When Ice Cube released his debut album AmeriKKKa’s Most Wanted, the firebrand rapper with the hard-hitting flow pissed off a whole lot of Americans — including, it turns out, Mr. Rogers. And you gotta work to get Mr. Rogers heated. But Cube managed to upset the sweater-clad, ever-smiling, no-cussing children’s television host so much that Mr. Rogers took him to court. The public-television legend wanted to make sure he got his cut for AmeriKKKa’s Most Wanted.
“That’s just a fun fact — Mr. Rogers was getting money off gangsta rap,” Ice Cube laughingly recalled for the folks who attended his Instagram Live listening party on Saturday to mark the 30th anniversary of AmeriKKKa’s Most Wanted. (Unsurprisingly, all sorts of celebrities popped in — from Snoop, to Fat Joe, to DJ Premier, to Common, who fanboy’d out in the comments. “Cube you write movies in your songs,” he gushed.)
As Cube introduced the song “Gangsta’s Fairytale,” he added, “It’s a trip because, off this song, Mr. Rogers sued us. He was mad because we had the Mr. Rogers theme at the beginning of this shit — ‘it’s a wonderful day in the neighborhood,’ and all that. And the nigga sued us. He was getting, like, five cents a record until we took that part off.”
That’s right, there was once a time in America when Mr. Rogers got paid from a rap song that dramatized a drive-by and had rhymes about the “Three Little Pigs in a Coupe de Ville, lookin’ for the wolf to kill.”
At the height of N.W.A.’s success in the late 1980s, Cube made a series of very unexpected choices. The most shocking was that he abruptly left the group. An elder legend in the rap game, Chuck D, had cautioned the 19-year-old emcee to think of his longevity and to play it smart. And so, the man with the hardest-charging cadence on the West Coast decamped to New York to record AmeriKKKa’s Most Wanted, which he asked Chuck D to help him with.
“This next song, right here, is called ‘Endangered Species’ — with me and Chuck,” he explained as he hit play on easily the most boomin’est East Coast beat on the album. “To me, this is The Bomb Squad [the producers for Public Enemy] at they finest. It’s when they putting they foot in it.”
Cube said he specifically wanted to connect the East Coast and West Coast sounds in order to record the first album in hip hop that transcended the limits of a ‘hood. After all, as far as he was concerned, all of America was his ‘hood. And thus, like James Baldwin — but in a Raiders cap — Cube intended to relentlessly criticize his country, blisteringly pushing back on the systemic racism oppressing his people.
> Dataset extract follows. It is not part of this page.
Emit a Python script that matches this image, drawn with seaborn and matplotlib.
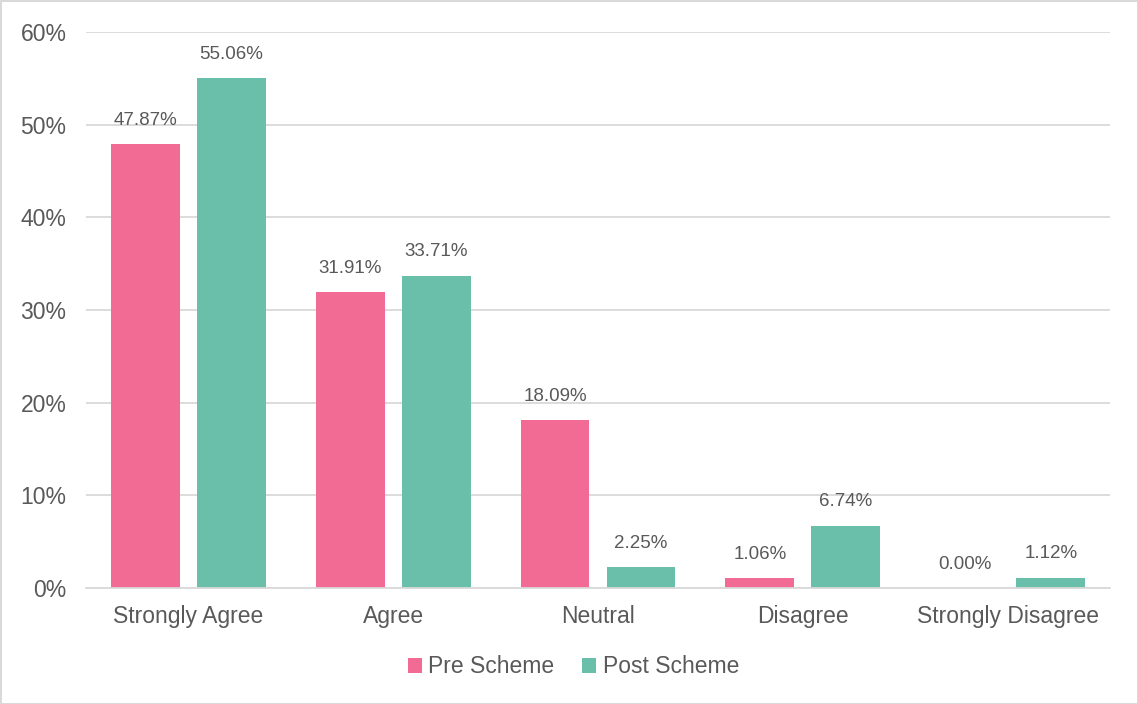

Cube dropped AmeriKKKa’s Most Wanted in 1990, and throughout the album, he warned America about the anger simmering in L.A., documenting the violent prejudices of the LAPD and explaining without apology how the precarity of poverty pushes young men to make choices their older selves would later regret. His bars were confirmed to be prophetic when the city exploded with the L.A. Riots two years later.
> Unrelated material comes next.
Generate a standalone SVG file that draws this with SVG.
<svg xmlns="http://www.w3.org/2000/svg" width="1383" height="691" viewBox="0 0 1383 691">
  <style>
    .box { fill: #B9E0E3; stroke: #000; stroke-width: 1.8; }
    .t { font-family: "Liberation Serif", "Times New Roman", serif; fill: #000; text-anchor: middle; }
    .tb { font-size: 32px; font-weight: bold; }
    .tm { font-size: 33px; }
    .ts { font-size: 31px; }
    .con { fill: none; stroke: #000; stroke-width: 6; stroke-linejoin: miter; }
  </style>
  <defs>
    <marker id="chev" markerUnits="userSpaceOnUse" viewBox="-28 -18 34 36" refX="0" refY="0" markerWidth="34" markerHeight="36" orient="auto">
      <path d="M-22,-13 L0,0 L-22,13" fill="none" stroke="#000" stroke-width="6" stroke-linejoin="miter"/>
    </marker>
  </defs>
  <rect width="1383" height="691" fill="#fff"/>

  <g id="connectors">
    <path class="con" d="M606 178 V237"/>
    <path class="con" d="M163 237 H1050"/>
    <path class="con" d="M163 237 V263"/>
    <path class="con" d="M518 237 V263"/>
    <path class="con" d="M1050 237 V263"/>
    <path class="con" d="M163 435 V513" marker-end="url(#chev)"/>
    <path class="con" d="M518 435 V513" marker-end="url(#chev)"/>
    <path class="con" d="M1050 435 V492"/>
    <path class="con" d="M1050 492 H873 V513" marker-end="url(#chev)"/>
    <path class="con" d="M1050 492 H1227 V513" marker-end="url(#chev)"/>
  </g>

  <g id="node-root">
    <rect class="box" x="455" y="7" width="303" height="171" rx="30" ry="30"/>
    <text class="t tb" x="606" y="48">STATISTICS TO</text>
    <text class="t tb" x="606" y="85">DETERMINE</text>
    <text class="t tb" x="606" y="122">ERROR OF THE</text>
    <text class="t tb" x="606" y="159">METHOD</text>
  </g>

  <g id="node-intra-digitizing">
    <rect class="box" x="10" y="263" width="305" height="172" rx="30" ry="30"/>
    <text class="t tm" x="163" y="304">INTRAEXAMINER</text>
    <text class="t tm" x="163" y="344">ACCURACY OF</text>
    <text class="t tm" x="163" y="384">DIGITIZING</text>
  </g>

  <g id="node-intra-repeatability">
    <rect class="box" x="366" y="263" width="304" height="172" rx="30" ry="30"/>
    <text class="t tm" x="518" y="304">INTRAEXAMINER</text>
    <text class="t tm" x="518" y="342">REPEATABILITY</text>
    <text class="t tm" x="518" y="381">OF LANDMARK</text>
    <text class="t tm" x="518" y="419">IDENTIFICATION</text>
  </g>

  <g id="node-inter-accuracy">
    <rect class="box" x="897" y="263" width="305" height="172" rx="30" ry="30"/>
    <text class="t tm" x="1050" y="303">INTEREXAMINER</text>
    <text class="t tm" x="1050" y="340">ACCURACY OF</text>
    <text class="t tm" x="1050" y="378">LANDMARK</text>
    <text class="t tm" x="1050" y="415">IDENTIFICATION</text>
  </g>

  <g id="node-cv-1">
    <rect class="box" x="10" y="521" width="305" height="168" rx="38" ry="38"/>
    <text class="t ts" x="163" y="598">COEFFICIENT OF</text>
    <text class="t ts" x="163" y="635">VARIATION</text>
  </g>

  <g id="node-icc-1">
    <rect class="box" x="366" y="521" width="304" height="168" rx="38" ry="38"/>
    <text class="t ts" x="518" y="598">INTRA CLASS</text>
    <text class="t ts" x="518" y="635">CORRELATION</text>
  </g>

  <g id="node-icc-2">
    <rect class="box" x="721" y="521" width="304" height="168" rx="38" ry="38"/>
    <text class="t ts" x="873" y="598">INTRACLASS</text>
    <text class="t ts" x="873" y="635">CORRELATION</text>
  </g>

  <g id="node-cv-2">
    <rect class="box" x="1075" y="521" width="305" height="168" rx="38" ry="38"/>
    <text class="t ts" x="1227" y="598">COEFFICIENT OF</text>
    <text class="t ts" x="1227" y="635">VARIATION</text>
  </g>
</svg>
By the time he got to his track “Rollin’ With the Lench Mob,” a song from the back half of the album, Cube was more than happy to remind his listening partygoers about how hard his songs still bump, just as cocky as ever:
Cause in the city you live and let die
Rolling with the fools one time can’t beat
On my knees in the street interlock my hands and feet
He said, “I know you,” I said, “You might,
My name is Ice Cube I did a song you didn’t like”
Young listeners who aren’t well-versed in the Golden Era of Rap would have little reason to know that Ice Cube was once one of the angriest Black men in America. But before he played a cop in movies with Kevin Hart, before he took Nia Long on a road trip to impress the divorcee and her kids and even before he was Craig the lazy yet charming stoner in Friday, Ice Cube was the nigga ya love to hate. And hate him, much of America did.
On Saturday night, though, seeing Ice Cube on IG Live, enjoying his own album 30 years later, his beard full and greying at the edges, it’s clear how much has changed, the time passed evident on his face. That said, when he dropped the needle on that first track, there was another unmistakable observation: How much of what Cube rhymed about back then is still relevant today.
And so, the wildest thing about the IG anniversary party for AmeriKKKa’s Most Wanted wasn’t seeing and hearing how much Ice Cube has changed over the last three decades, but rather, how little America has.